UNITED NATIONS >> Dissension and conflict are at their highest levels since the Cold War and cooperation among nations has become more difficult in a world that is more interdependent than ever, France’s top diplomat said Monday as global leaders gathered at the United Nations.

French Foreign Minister Jean-Yves Le Drian told a news conference that heads of state and government were coming together for their annual meeting at the General Assembly at “a critical moment” that is witnessing “a worrying degradation of the international environment.”

What is worse, he said, is that some countries are increasingly questioning the role of working together, “and with a temptation of withdrawal out of fear or selfishness.” He gave no examples but appeared to be pointing to growing nationalism in the United States and some European countries.

The ministerial session starts Tuesday with a state of the world speech by U.N. Secretary-General Antonio Guterres. U.S. President Donald Trump and French President Emmanuel Macron, both making their debuts at the global gathering, will address the 193-member world body soon after.

Le Drian cited the increasing number of global crises: fighting terrorism; resolving conflicts from the Middle East to Africa; tackling North Korea’s escalating nuclear program; and addressing the flight of more than 400,000 Rohingya Muslims from Myanmar to Bangladesh.

France’s priority is to work on concrete solutions because these crises affect European security and “jeopardize the international order,” he said.

“In view of this degraded situation, France has a specific responsibility because it has the means, and because its voice is heard, and because France is perceived as a balancing power,” he added.

Fighting the Islamic State extremist group and finding the political conditions to ensure Syria’s stability are essential, Le Drian said.

What’s been tried since 2011 hasn’t worked, he added, and France has proposed the establishment of a contact group including the five permanent veto-wielding members of the U.N. Security Council — the United States, Russia, China, Britain and France — and key players and affected countries.

One stumbling block has been whether Iran should be included. Le Drian wouldn’t answer, saying this issue and others would be discussed later Monday at a closed ministerial meeting on Syria.

He stressed that the fragmentation of Syria, which could spawn “other forms of terrorism,” must be avoided, and there must be humanitarian access throughout the country. He added that France remains committed to bringing those behind chemical weapons attacks to justice.
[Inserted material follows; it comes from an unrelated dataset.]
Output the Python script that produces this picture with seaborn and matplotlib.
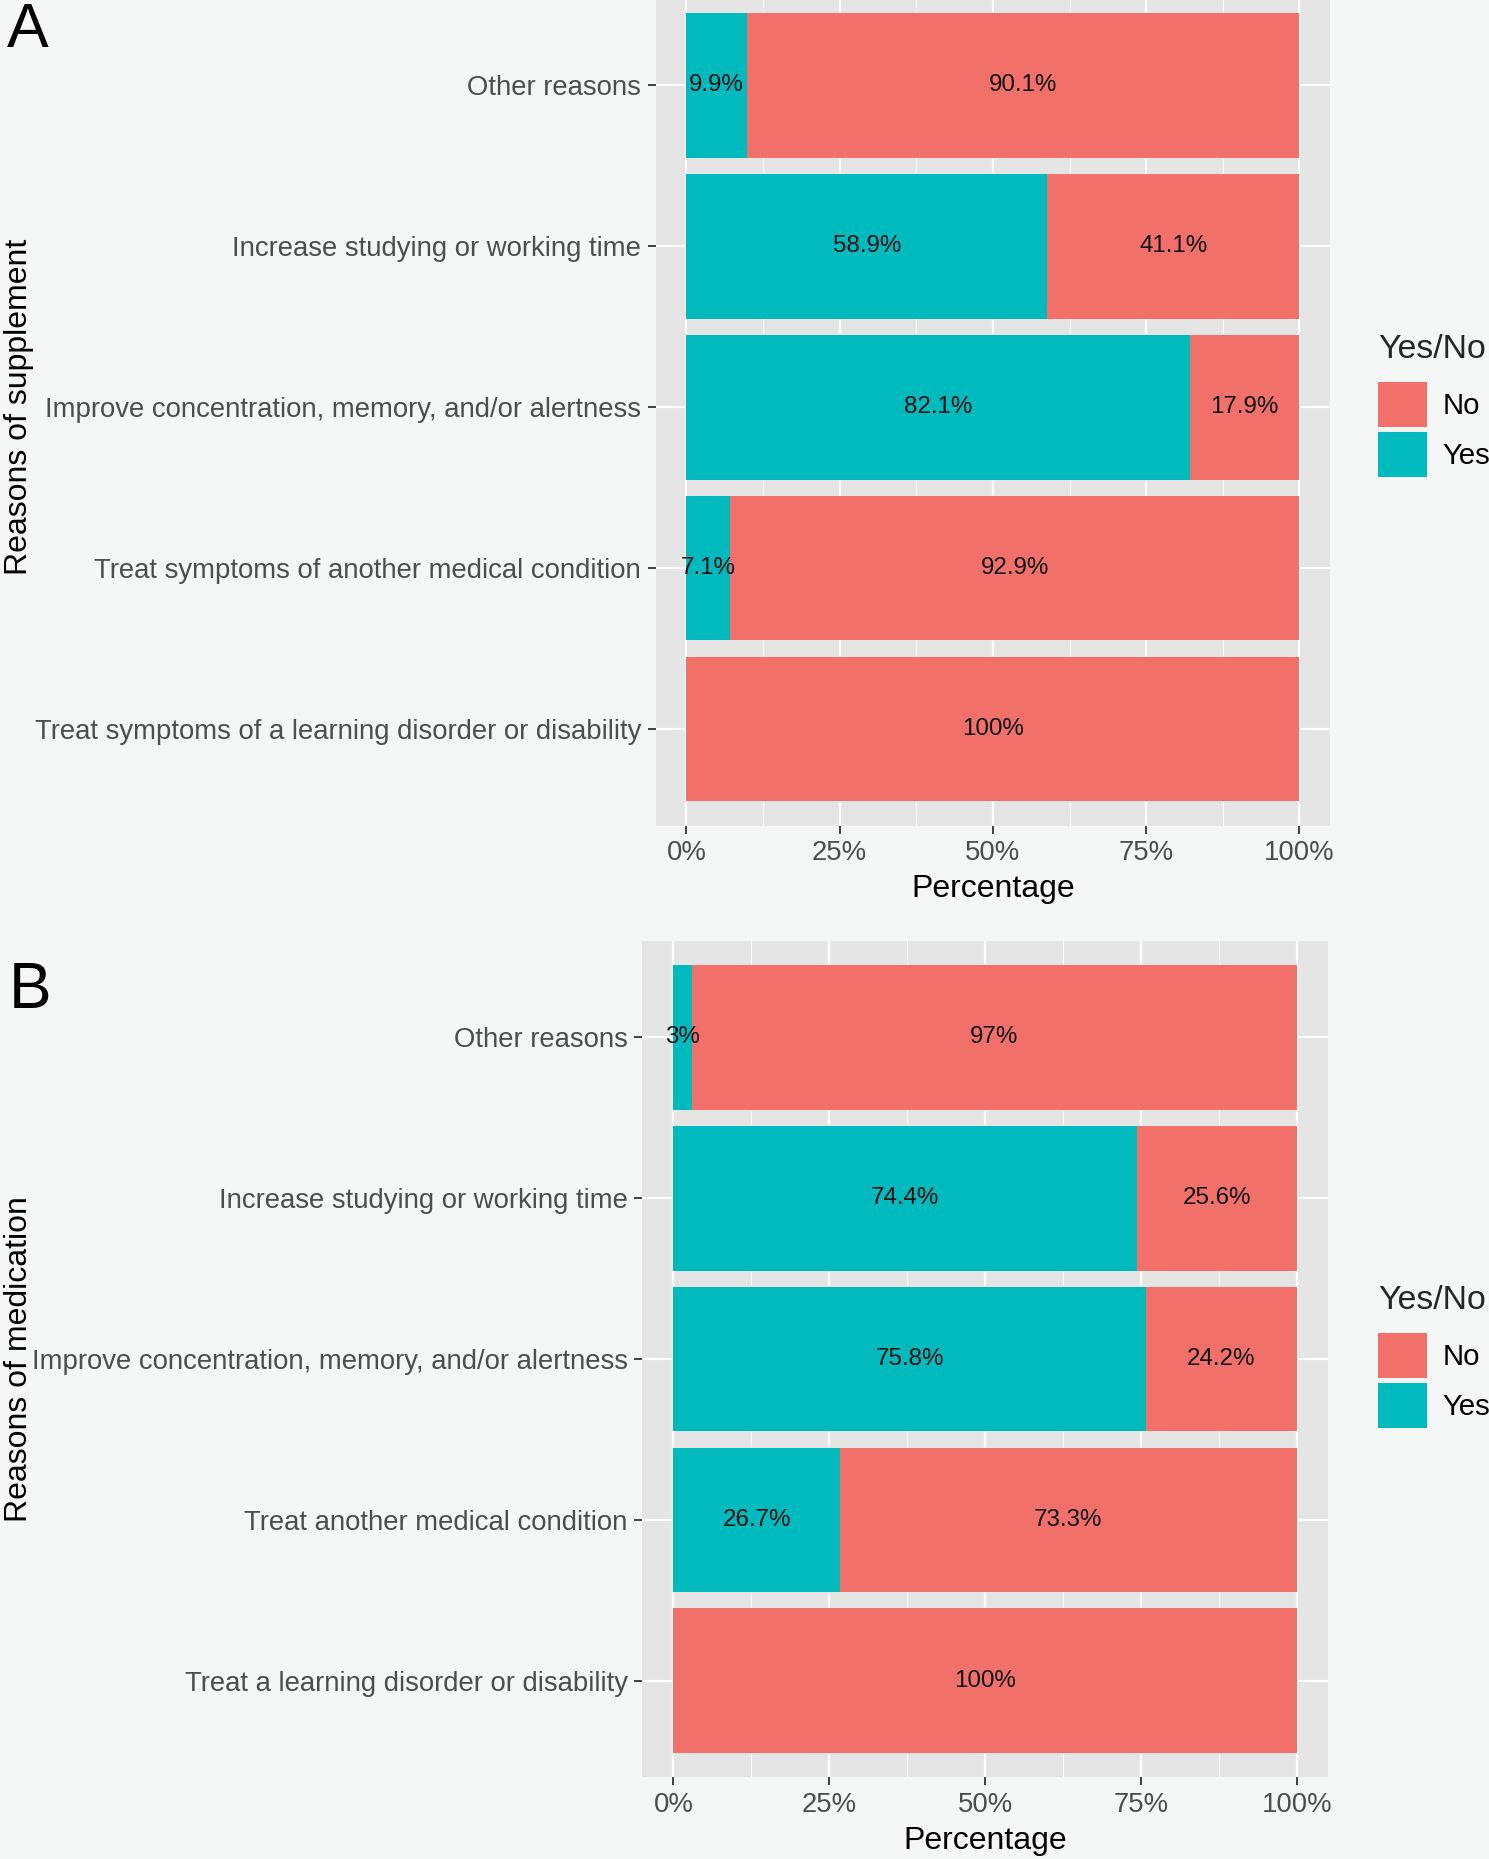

On another hotspot, Macron has taken the lead in trying to bring the rival governments in Libya together, and Le Drian said the country cannot be left “in such a state of instability,” which affects its neighbors and all of Europe.

“That’s why we’re supporting the Libyan people to face the challenges they have to face — eradicate terrorism on its own territory, control migratory flows, thwart all kinds of trafficking and restore the political unity of the country for security and stability,” he said.

All these issues will be discussed at a meeting chaired by Guterres on Wednesday.

On North Korea’s escalating nuclear and ballistic missile program, Le Drian strongly opposed military action when asked about Trump’s threats.

“France’s determination is to make sure that we bring North Korea to the table of negotiations,” he said. “It’s the only possible way of going about it, to pressure North Korea through sanctions and to bring it to negotiations.”

As for the plight of the Rohingya Muslims, Le Drian said there must be “a collective response by the international community” and “a system to try to ensure their protection.”

He said leaders are also waiting for Myanmar’s de facto leader Aung San Suu Kyi “to give a strong answer” and support “a real dialogue.”

France is one of the six parties to the 2015 nuclear deal with Iran and Le Drian said the government will try to convince Trump not to pull out of the agreement.

“Today, there is nothing that allows us to believe that the agreement is not abided by nor implemented,” he said. “It’s essential to maintain this agreement alive to avoid spiraling proliferation and to encourage the hard-liners in Iran to try and acquire nuclear weapons.”

Trump has said the United States is pulling out of the Paris climate agreement to combat global warming.

Le Drian said there are over 145 ratifications of the 2015 agreement and the focus now must be on implementation.

“There is no way back and there is no Plan B,” he said. “There cannot be any unilateral or solitary solutions. What affects some of us today will affect all of us in the future, and everybody will suffer from global warming.”

As for Trump, Le Drian said, “we can only hope to convince him in the long run — but in order to convince him we need to have strong international support and pressure.”